* What the task requires:
All entries must be repeated exactly; do not include the pictures.

-- Start --

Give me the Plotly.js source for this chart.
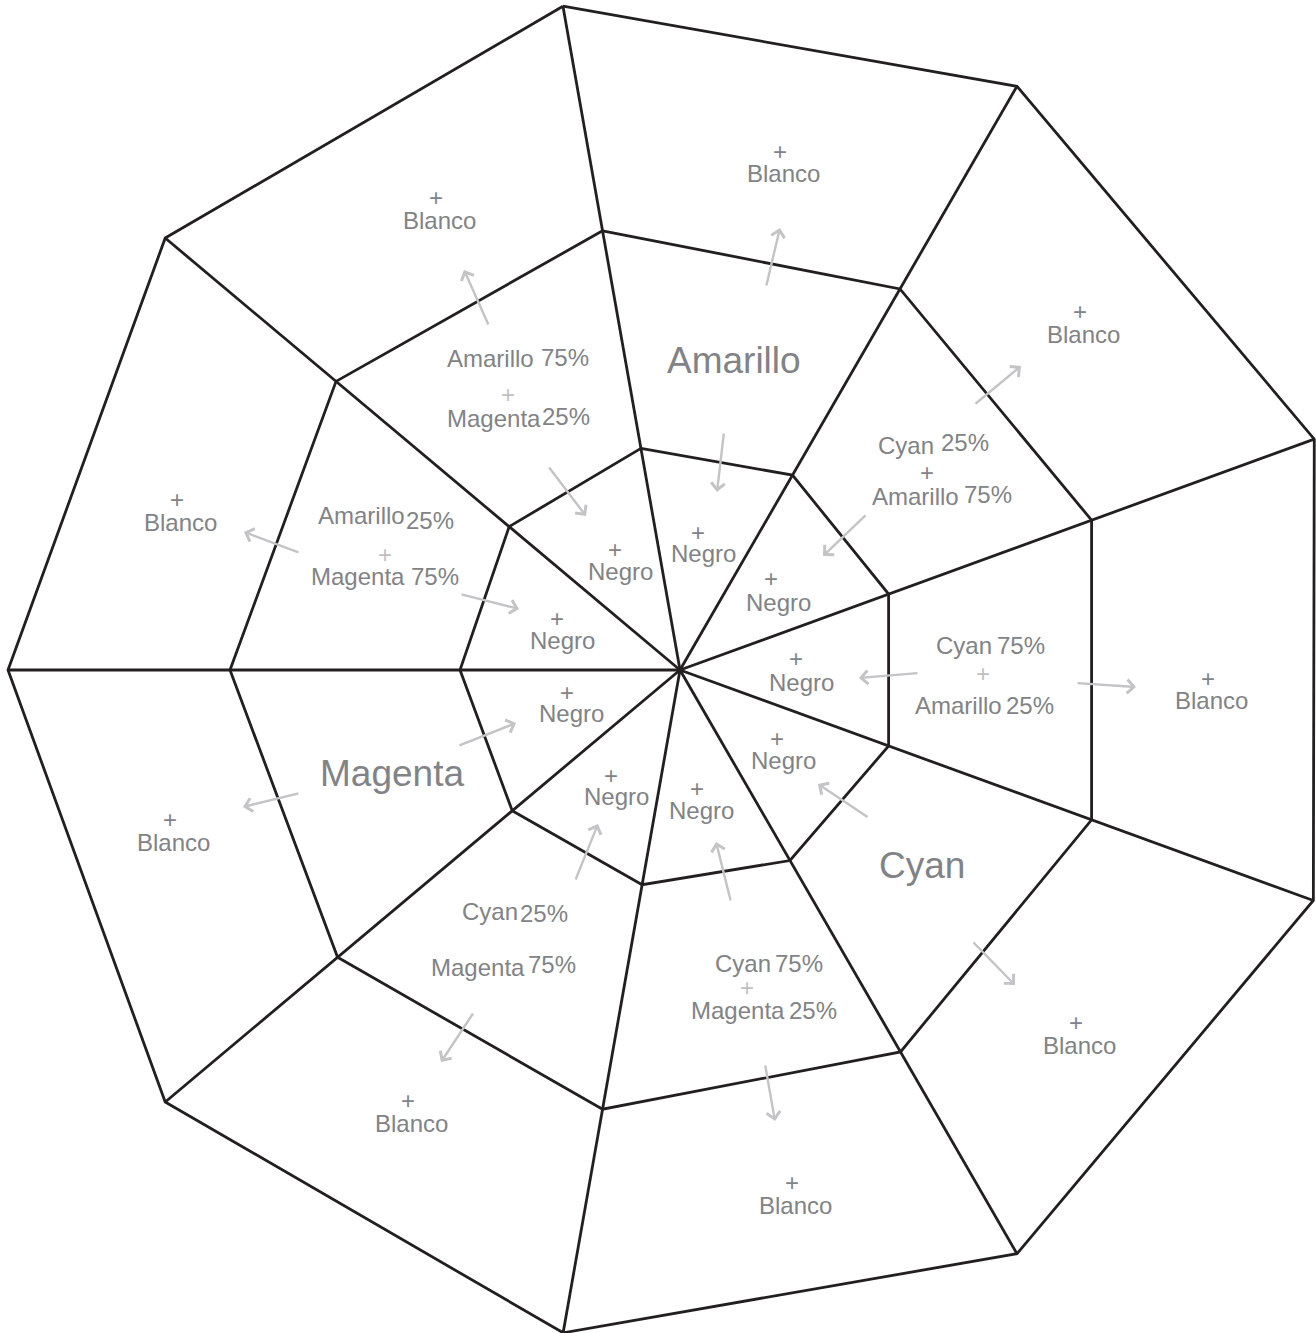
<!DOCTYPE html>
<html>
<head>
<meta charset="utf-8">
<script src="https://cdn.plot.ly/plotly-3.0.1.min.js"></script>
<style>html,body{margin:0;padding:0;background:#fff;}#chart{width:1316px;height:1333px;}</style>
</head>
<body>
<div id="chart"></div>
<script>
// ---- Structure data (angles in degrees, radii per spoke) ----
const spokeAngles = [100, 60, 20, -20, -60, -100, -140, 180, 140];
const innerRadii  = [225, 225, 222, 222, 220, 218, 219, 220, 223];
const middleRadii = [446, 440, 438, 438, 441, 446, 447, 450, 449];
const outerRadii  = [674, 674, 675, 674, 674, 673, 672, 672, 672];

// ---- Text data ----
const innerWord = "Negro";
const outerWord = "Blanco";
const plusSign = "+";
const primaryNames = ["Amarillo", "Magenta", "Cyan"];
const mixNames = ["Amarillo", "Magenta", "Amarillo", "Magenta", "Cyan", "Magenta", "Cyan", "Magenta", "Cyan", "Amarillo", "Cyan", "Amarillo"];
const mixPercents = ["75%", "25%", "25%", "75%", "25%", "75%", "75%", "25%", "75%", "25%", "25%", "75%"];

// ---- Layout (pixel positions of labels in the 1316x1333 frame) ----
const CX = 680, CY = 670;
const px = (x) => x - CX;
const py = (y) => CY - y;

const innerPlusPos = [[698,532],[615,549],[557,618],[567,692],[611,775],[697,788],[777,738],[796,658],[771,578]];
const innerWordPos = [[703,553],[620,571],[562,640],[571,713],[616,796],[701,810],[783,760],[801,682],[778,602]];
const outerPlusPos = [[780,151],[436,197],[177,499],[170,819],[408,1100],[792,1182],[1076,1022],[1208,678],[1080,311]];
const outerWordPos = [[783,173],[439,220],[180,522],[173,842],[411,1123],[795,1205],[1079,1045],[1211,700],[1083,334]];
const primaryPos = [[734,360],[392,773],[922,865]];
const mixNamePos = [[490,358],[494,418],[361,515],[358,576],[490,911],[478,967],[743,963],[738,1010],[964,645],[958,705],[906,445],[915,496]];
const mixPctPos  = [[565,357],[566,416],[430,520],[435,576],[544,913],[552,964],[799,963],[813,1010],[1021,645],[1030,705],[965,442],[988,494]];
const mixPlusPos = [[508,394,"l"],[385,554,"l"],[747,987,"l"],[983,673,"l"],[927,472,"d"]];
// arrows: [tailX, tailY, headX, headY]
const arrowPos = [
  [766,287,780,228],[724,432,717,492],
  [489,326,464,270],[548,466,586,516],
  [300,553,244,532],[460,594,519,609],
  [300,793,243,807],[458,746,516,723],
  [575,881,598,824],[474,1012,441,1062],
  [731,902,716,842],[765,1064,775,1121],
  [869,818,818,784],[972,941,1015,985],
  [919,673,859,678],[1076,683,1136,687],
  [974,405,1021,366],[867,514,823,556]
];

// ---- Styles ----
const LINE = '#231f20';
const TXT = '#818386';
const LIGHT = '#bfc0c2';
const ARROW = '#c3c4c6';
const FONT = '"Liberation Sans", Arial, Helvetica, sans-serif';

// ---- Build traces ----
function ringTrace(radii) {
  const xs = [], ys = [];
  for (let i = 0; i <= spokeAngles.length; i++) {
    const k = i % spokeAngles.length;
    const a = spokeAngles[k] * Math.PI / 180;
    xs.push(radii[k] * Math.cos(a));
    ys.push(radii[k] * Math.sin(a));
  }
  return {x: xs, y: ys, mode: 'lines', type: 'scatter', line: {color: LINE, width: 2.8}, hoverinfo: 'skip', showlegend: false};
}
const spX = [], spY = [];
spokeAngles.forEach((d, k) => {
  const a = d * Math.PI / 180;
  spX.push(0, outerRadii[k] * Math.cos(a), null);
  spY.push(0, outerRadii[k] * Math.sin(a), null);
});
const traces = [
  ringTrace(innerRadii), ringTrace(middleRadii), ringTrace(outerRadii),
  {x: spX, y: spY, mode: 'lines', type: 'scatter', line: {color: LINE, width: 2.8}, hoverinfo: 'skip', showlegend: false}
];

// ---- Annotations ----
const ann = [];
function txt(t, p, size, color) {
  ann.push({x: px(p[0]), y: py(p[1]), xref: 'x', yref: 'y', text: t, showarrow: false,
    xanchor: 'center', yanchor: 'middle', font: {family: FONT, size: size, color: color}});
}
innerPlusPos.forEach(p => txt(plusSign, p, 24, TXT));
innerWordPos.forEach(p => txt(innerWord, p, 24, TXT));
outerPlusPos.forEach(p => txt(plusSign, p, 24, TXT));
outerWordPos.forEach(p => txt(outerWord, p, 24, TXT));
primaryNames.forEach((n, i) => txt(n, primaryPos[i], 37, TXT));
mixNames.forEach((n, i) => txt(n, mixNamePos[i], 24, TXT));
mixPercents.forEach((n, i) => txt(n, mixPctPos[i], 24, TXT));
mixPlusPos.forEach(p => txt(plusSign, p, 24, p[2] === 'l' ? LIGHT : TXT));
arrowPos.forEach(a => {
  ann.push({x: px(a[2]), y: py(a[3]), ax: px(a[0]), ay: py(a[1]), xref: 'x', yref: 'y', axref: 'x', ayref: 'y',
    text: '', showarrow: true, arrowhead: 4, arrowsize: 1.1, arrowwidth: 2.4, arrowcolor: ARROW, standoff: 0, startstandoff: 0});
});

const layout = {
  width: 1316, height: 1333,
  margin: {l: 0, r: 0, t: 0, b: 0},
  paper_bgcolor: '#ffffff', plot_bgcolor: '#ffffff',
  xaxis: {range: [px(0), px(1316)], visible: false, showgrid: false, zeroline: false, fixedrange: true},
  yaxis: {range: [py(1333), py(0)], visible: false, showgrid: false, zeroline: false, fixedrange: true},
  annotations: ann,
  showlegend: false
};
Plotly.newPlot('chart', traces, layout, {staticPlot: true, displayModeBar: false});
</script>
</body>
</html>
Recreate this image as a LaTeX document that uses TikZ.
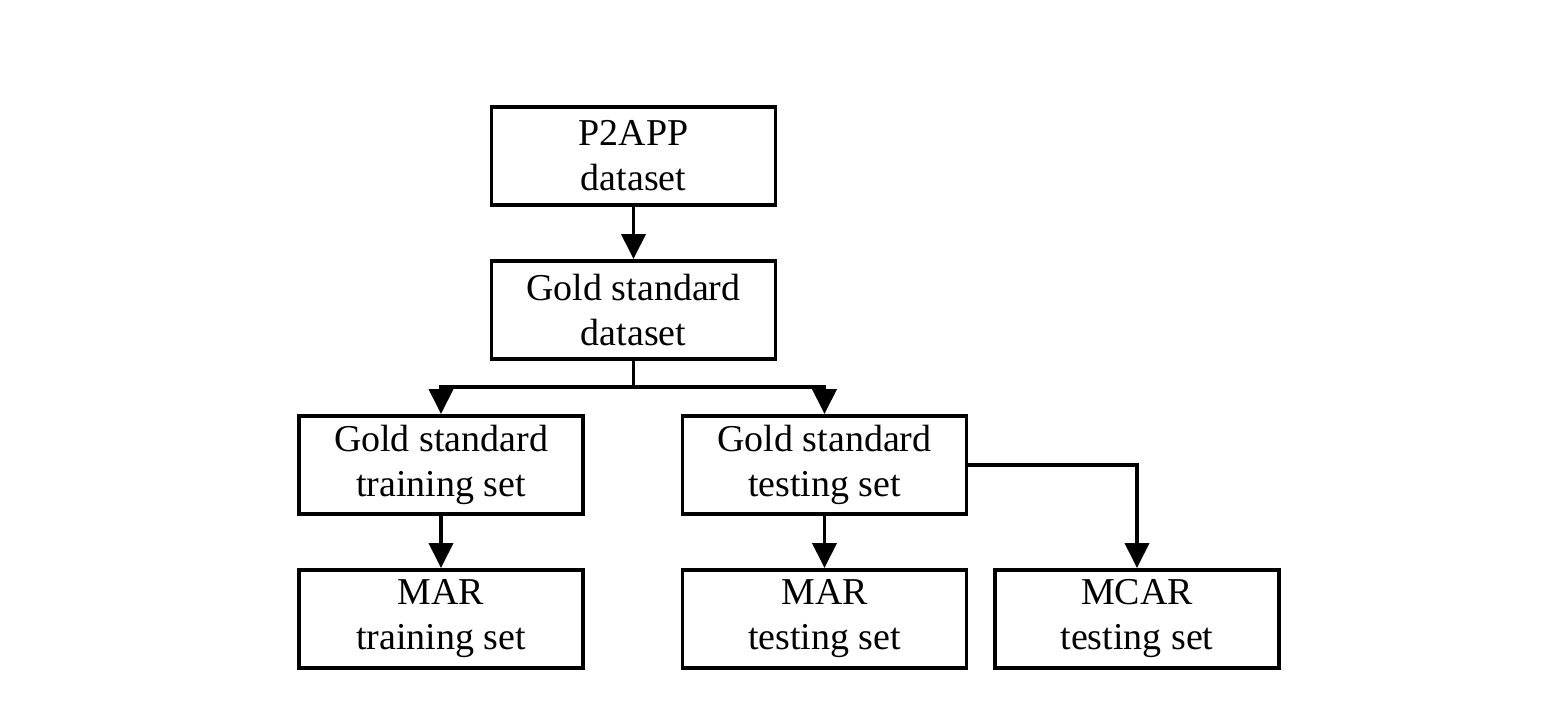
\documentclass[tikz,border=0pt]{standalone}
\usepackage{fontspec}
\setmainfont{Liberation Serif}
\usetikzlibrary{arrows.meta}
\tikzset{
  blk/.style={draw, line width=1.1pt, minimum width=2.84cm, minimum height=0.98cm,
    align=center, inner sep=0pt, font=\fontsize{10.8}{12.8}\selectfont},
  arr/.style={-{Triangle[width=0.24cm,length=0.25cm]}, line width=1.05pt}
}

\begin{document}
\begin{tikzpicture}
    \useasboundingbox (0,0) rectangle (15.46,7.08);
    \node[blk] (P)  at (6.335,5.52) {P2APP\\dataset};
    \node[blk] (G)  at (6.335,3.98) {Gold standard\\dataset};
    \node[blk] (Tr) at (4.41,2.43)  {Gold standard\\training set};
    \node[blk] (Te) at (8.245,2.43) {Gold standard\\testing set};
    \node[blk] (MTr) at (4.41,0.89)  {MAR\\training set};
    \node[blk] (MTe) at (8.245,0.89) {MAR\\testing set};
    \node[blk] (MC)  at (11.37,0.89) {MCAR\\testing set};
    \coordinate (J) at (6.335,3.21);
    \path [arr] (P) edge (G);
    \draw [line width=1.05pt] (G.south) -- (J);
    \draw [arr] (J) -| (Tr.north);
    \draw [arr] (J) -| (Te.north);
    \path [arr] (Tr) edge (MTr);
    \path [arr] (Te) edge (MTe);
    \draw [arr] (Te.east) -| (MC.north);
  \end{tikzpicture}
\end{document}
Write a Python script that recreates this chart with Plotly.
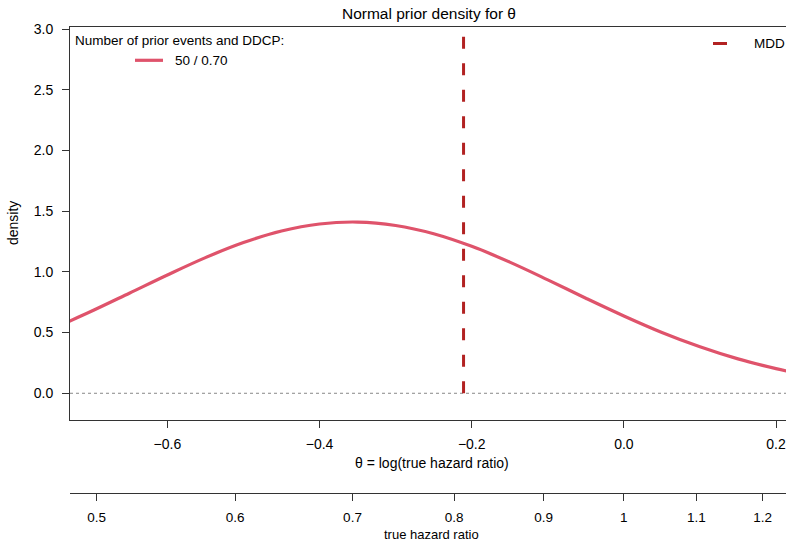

-- End --

* In response:
Give me the Plotly.js source for this chart.
<!DOCTYPE html>
<html>
<head>
<meta charset="utf-8">
<script src="https://cdn.plot.ly/plotly-3.0.1.min.js"></script>
<style>html,body{margin:0;padding:0;background:#fff;}#chart{width:1316px;height:1333px;}</style>
</head>
<body>
<div id="chart"></div>
<script>
// ---- Structure data (angles in degrees, radii per spoke) ----
const spokeAngles = [100, 60, 20, -20, -60, -100, -140, 180, 140];
const innerRadii  = [225, 225, 222, 222, 220, 218, 219, 220, 223];
const middleRadii = [446, 440, 438, 438, 441, 446, 447, 450, 449];
const outerRadii  = [674, 674, 675, 674, 674, 673, 672, 672, 672];

// ---- Text data ----
const innerWord = "Negro";
const outerWord = "Blanco";
const plusSign = "+";
const primaryNames = ["Amarillo", "Magenta", "Cyan"];
const mixNames = ["Amarillo", "Magenta", "Amarillo", "Magenta", "Cyan", "Magenta", "Cyan", "Magenta", "Cyan", "Amarillo", "Cyan", "Amarillo"];
const mixPercents = ["75%", "25%", "25%", "75%", "25%", "75%", "75%", "25%", "75%", "25%", "25%", "75%"];

// ---- Layout (pixel positions of labels in the 1316x1333 frame) ----
const CX = 680, CY = 670;
const px = (x) => x - CX;
const py = (y) => CY - y;

const innerPlusPos = [[698,532],[615,549],[557,618],[567,692],[611,775],[697,788],[777,738],[796,658],[771,578]];
const innerWordPos = [[703,553],[620,571],[562,640],[571,713],[616,796],[701,810],[783,760],[801,682],[778,602]];
const outerPlusPos = [[780,151],[436,197],[177,499],[170,819],[408,1100],[792,1182],[1076,1022],[1208,678],[1080,311]];
const outerWordPos = [[783,173],[439,220],[180,522],[173,842],[411,1123],[795,1205],[1079,1045],[1211,700],[1083,334]];
const primaryPos = [[734,360],[392,773],[922,865]];
const mixNamePos = [[490,358],[494,418],[361,515],[358,576],[490,911],[478,967],[743,963],[738,1010],[964,645],[958,705],[906,445],[915,496]];
const mixPctPos  = [[565,357],[566,416],[430,520],[435,576],[544,913],[552,964],[799,963],[813,1010],[1021,645],[1030,705],[965,442],[988,494]];
const mixPlusPos = [[508,394,"l"],[385,554,"l"],[747,987,"l"],[983,673,"l"],[927,472,"d"]];
// arrows: [tailX, tailY, headX, headY]
const arrowPos = [
  [766,287,780,228],[724,432,717,492],
  [489,326,464,270],[548,466,586,516],
  [300,553,244,532],[460,594,519,609],
  [300,793,243,807],[458,746,516,723],
  [575,881,598,824],[474,1012,441,1062],
  [731,902,716,842],[765,1064,775,1121],
  [869,818,818,784],[972,941,1015,985],
  [919,673,859,678],[1076,683,1136,687],
  [974,405,1021,366],[867,514,823,556]
];

// ---- Styles ----
const LINE = '#231f20';
const TXT = '#818386';
const LIGHT = '#bfc0c2';
const ARROW = '#c3c4c6';
const FONT = '"Liberation Sans", Arial, Helvetica, sans-serif';

// ---- Build traces ----
function ringTrace(radii) {
  const xs = [], ys = [];
  for (let i = 0; i <= spokeAngles.length; i++) {
    const k = i % spokeAngles.length;
    const a = spokeAngles[k] * Math.PI / 180;
    xs.push(radii[k] * Math.cos(a));
    ys.push(radii[k] * Math.sin(a));
  }
  return {x: xs, y: ys, mode: 'lines', type: 'scatter', line: {color: LINE, width: 2.8}, hoverinfo: 'skip', showlegend: false};
}
const spX = [], spY = [];
spokeAngles.forEach((d, k) => {
  const a = d * Math.PI / 180;
  spX.push(0, outerRadii[k] * Math.cos(a), null);
  spY.push(0, outerRadii[k] * Math.sin(a), null);
});
const traces = [
  ringTrace(innerRadii), ringTrace(middleRadii), ringTrace(outerRadii),
  {x: spX, y: spY, mode: 'lines', type: 'scatter', line: {color: LINE, width: 2.8}, hoverinfo: 'skip', showlegend: false}
];

// ---- Annotations ----
const ann = [];
function txt(t, p, size, color) {
  ann.push({x: px(p[0]), y: py(p[1]), xref: 'x', yref: 'y', text: t, showarrow: false,
    xanchor: 'center', yanchor: 'middle', font: {family: FONT, size: size, color: color}});
}
innerPlusPos.forEach(p => txt(plusSign, p, 24, TXT));
innerWordPos.forEach(p => txt(innerWord, p, 24, TXT));
outerPlusPos.forEach(p => txt(plusSign, p, 24, TXT));
outerWordPos.forEach(p => txt(outerWord, p, 24, TXT));
primaryNames.forEach((n, i) => txt(n, primaryPos[i], 37, TXT));
mixNames.forEach((n, i) => txt(n, mixNamePos[i], 24, TXT));
mixPercents.forEach((n, i) => txt(n, mixPctPos[i], 24, TXT));
mixPlusPos.forEach(p => txt(plusSign, p, 24, p[2] === 'l' ? LIGHT : TXT));
arrowPos.forEach(a => {
  ann.push({x: px(a[2]), y: py(a[3]), ax: px(a[0]), ay: py(a[1]), xref: 'x', yref: 'y', axref: 'x', ayref: 'y',
    text: '', showarrow: true, arrowhead: 4, arrowsize: 1.1, arrowwidth: 2.4, arrowcolor: ARROW, standoff: 0, startstandoff: 0});
});

const layout = {
  width: 1316, height: 1333,
  margin: {l: 0, r: 0, t: 0, b: 0},
  paper_bgcolor: '#ffffff', plot_bgcolor: '#ffffff',
  xaxis: {range: [px(0), px(1316)], visible: false, showgrid: false, zeroline: false, fixedrange: true},
  yaxis: {range: [py(1333), py(0)], visible: false, showgrid: false, zeroline: false, fixedrange: true},
  annotations: ann,
  showlegend: false
};
Plotly.newPlot('chart', traces, layout, {staticPlot: true, displayModeBar: false});
</script>
</body>
</html>
Recreate this image as a LaTeX document that uses TikZ.
\documentclass[tikz,border=0pt]{standalone}
\usepackage{fontspec}
\setmainfont{Liberation Serif}
\usetikzlibrary{arrows.meta}
\tikzset{
  blk/.style={draw, line width=1.1pt, minimum width=2.84cm, minimum height=0.98cm,
    align=center, inner sep=0pt, font=\fontsize{10.8}{12.8}\selectfont},
  arr/.style={-{Triangle[width=0.24cm,length=0.25cm]}, line width=1.05pt}
}

\begin{document}
\begin{tikzpicture}
    \useasboundingbox (0,0) rectangle (15.46,7.08);
    \node[blk] (P)  at (6.335,5.52) {P2APP\\dataset};
    \node[blk] (G)  at (6.335,3.98) {Gold standard\\dataset};
    \node[blk] (Tr) at (4.41,2.43)  {Gold standard\\training set};
    \node[blk] (Te) at (8.245,2.43) {Gold standard\\testing set};
    \node[blk] (MTr) at (4.41,0.89)  {MAR\\training set};
    \node[blk] (MTe) at (8.245,0.89) {MAR\\testing set};
    \node[blk] (MC)  at (11.37,0.89) {MCAR\\testing set};
    \coordinate (J) at (6.335,3.21);
    \path [arr] (P) edge (G);
    \draw [line width=1.05pt] (G.south) -- (J);
    \draw [arr] (J) -| (Tr.north);
    \draw [arr] (J) -| (Te.north);
    \path [arr] (Tr) edge (MTr);
    \path [arr] (Te) edge (MTe);
    \draw [arr] (Te.east) -| (MC.north);
  \end{tikzpicture}
\end{document}
Write a Python script that recreates this chart with Plotly.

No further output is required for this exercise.